We must strongly develop the forces that can be developed in a child’s soul, so that later on he can harvest the fruits of his childhood learning. Today he looks back and feels what his childhood was and cannot gather anything from it because nothing was developed there. Our educational principles must be fundamentally changed if we want to do the right thing for children. Above everything we must listen very carefully to much that at present is highly praised and considered especially wholesome.
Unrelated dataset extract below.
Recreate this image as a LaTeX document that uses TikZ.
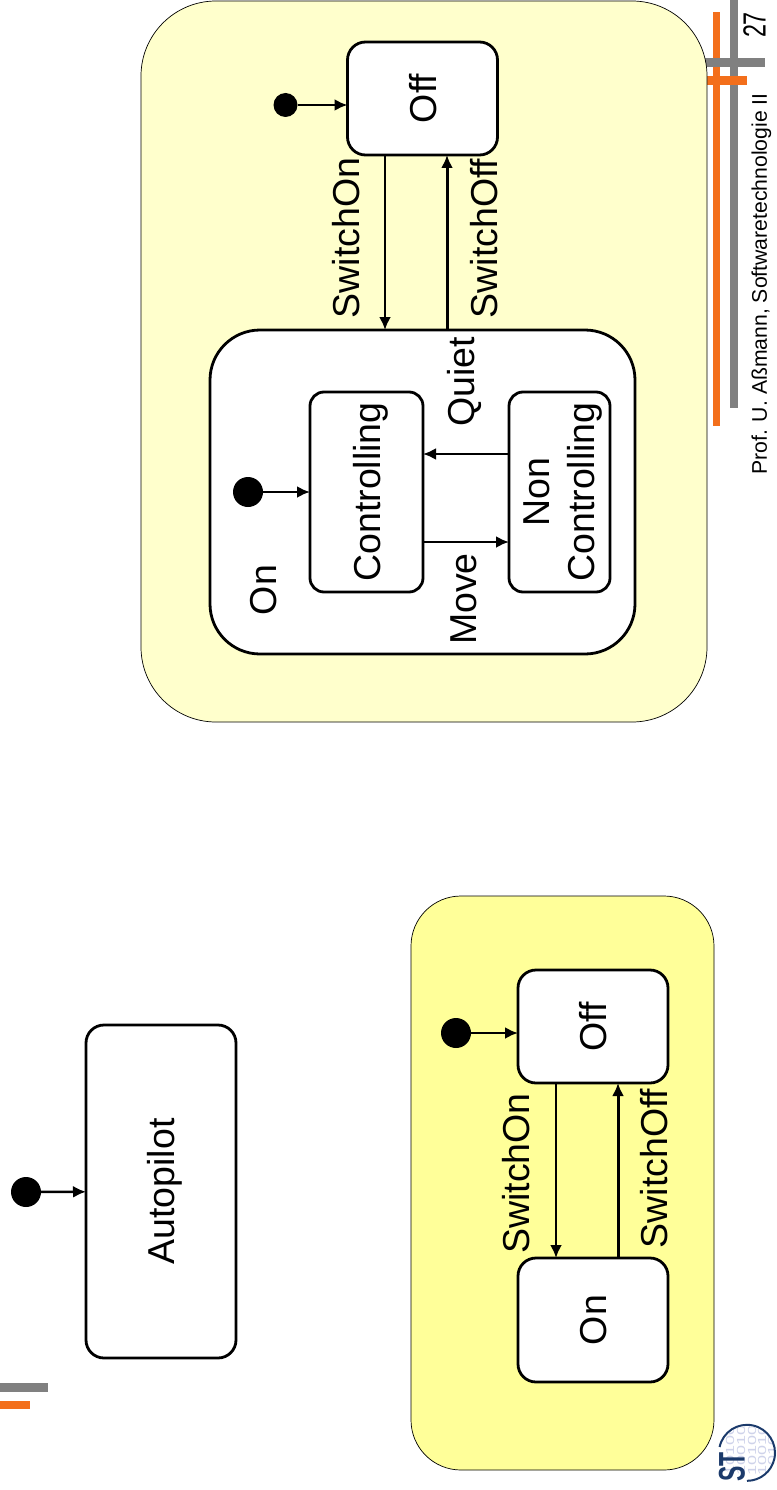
\documentclass[tikz,border=0pt]{standalone}
\usepackage{fontspec}
\setmainfont{Liberation Sans}
\usetikzlibrary{arrows.meta}

\definecolor{barorange}{HTML}{F36F1B}
\definecolor{bargray}{HTML}{808080}
\definecolor{paleyellow}{HTML}{FFFFCC}
\definecolor{strongyellow}{HTML}{FFFF99}
\definecolor{logoblue}{HTML}{1B3A6B}
\definecolor{logodigit}{HTML}{CFD3EA}

\tikzset{
  label/.style={rotate=90, inner sep=0pt, outer sep=0pt, font=\fontsize{37.5}{45}\selectfont, align=center},
  state/.style={label, draw=black, line width=2.8pt, fill=white, rounded corners=18pt, text depth=0pt},
  dot/.style={circle, fill=black, inner sep=0pt, outer sep=0pt, minimum size=30pt},
  flow/.style={line width=2.5pt, -{Latex[length=13pt,width=12pt]}},
  panel/.style={draw=black, line width=0.7pt}
}

\begin{document}
\begin{tikzpicture}[x=1pt, y=-1pt]
\useasboundingbox (0,0) rectangle (776,1490);
% side bars
\fill[bargray] (0,1383) rectangle (48,1392);
\fill[barorange] (0,1401) rectangle (30,1409);
\fill[barorange] (713,12) rectangle (720,426);
\fill[bargray] (730,0) rectangle (738,408);
\fill[bargray] (700,58) rectangle (765,67);
\fill[barorange] (707,76) rectangle (747,85);

% panels
\draw[panel, fill=paleyellow, rounded corners=75pt] (141,1) rectangle (707,722);
\draw[panel, fill=strongyellow, rounded corners=50pt] (411,896) rectangle (714,1470);

% left: autopilot
\node[state, minimum width=333pt, minimum height=150pt] (autopilot) at (161,1191.5) {Autopilot};
\node[dot] (autostart) at (26,1192) {};
\draw[flow] (autostart) -- (autopilot);

% middle: off and on
\node[state, minimum width=113pt, minimum height=150pt] (midoff) at (593,1026.5) {Off};
\node[state, minimum width=124pt, minimum height=150pt] (midon) at (593,1320) {On};
\node[dot] (midstart) at (456,1033) {};
\draw[flow] (midstart) -- (midstart -| midoff.north);
\draw[flow] ([xshift=-37pt]midoff.west) -- ([xshift=-37pt]midon.east);
\draw[flow, line width=3pt] ([xshift=25pt]midon.east) -- ([xshift=25pt]midoff.west);
\node[label] (midswitchon) at (516,1173.5) {SwitchOn};
\node[label] (midswitchoff) at (654,1168.5) {SwitchOff};

% right: off and nested on
\node[state, minimum width=113pt, minimum height=150pt] (off) at (422.5,98.5) {Off};
\node[state, rounded corners=50pt, minimum width=324pt, minimum height=425pt] (on) at (422.5,492) {};
\node[state, rounded corners=14pt, minimum width=200pt, minimum height=113pt] (ctrl) at (366.5,492) {Controlling};
\node[state, rounded corners=14pt, minimum width=200pt, minimum height=101pt] (nonctrl) at (559.5,492) {Non\\Controlling};
\node[dot, minimum size=24pt] (start) at (285.5,105) {};
\node[dot] (onstart) at (248,492) {};
\draw[flow] (start) -- (start -| off.north);
\draw[flow] (onstart) -- (ctrl);
\draw[flow] ([xshift=-37.5pt]off.west) -- ([xshift=-37.5pt]off.west |- on.east);
\draw[flow, line width=3pt] ([xshift=24.5pt]off.west |- on.east) -- ([xshift=24.5pt]off.west);
\draw[flow] ([yshift=-50pt]ctrl.south) -- ([yshift=-50pt]ctrl.south -| nonctrl.north);
\draw[flow] ([yshift=38pt]nonctrl.north) -- ([yshift=38pt]nonctrl.north -| ctrl.south);
\node[label] (switchon) at (346,238) {SwitchOn};
\node[label] (switchoff) at (484,238.5) {SwitchOff};
\node[label] (quiet) at (464,382) {Quiet};
\node[label] (move) at (464,599) {Move};
\node[label] (onlabel) at (264,590) {On};

% footer
\node[label, font=\fontsize{21.2}{26}\selectfont] (footer) at (761.5,284) {Prof. U. Aßmann, Softwaretechnologie II};
\node[label, font=\fontsize{32}{36}\selectfont] (page) at (754.5,25) {\scalebox{0.73}[1]{27}};

% logo
\begin{scope}
\clip (747,1453) circle[radius=27pt];
\foreach \x/\digits in {730/10100,741/10010,752/10100,762/10010,772/10100}
  \node[rotate=90, inner sep=0pt, text=logodigit, font=\fontsize{18}{18}\selectfont] (digit\x) at (\x,1450) {\scalebox{1}[0.65]{\digits}};
\end{scope}
\draw[logoblue, line width=2pt] (719.6,1447) arc[start angle=168, end angle=-90, radius=28pt];
\node[rotate=90, inner sep=0pt, text=logoblue, font=\bfseries\fontsize{37}{37}\selectfont] (logo) at (732,1467) {\scalebox{0.62}[1]{ST}};
\end{tikzpicture}
\end{document}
So, it is necessary that, without undue strain and exertion but through an economy of educational effort, children acquire concentration. This can be achieved, in the way modern man needs it, only by abolishing what is so greatly favored today, namely, the cursed curriculum of the schools; this instrument of murder for the real development of human forces. Just consider what it means: From 7 to 8 A.M. arithmetic, from 8 to 9 grammar, from 9 to 10 geography, from 10 to 11 history. Everything that has moved through the soul from 7 to 8 is extinguished from 8 to 9, and so on.

Now here it is necessary to get down to the bottom of things. We must no longer think that subjects exist in order to be taught as subjects. On the contrary, we must have clearly in mind that in children from the seventh to fourteenth year, thinking, feeling, and willing have to be developed in the right way. Geography, arithmetic, everything must be employed so that these faculties can be properly developed.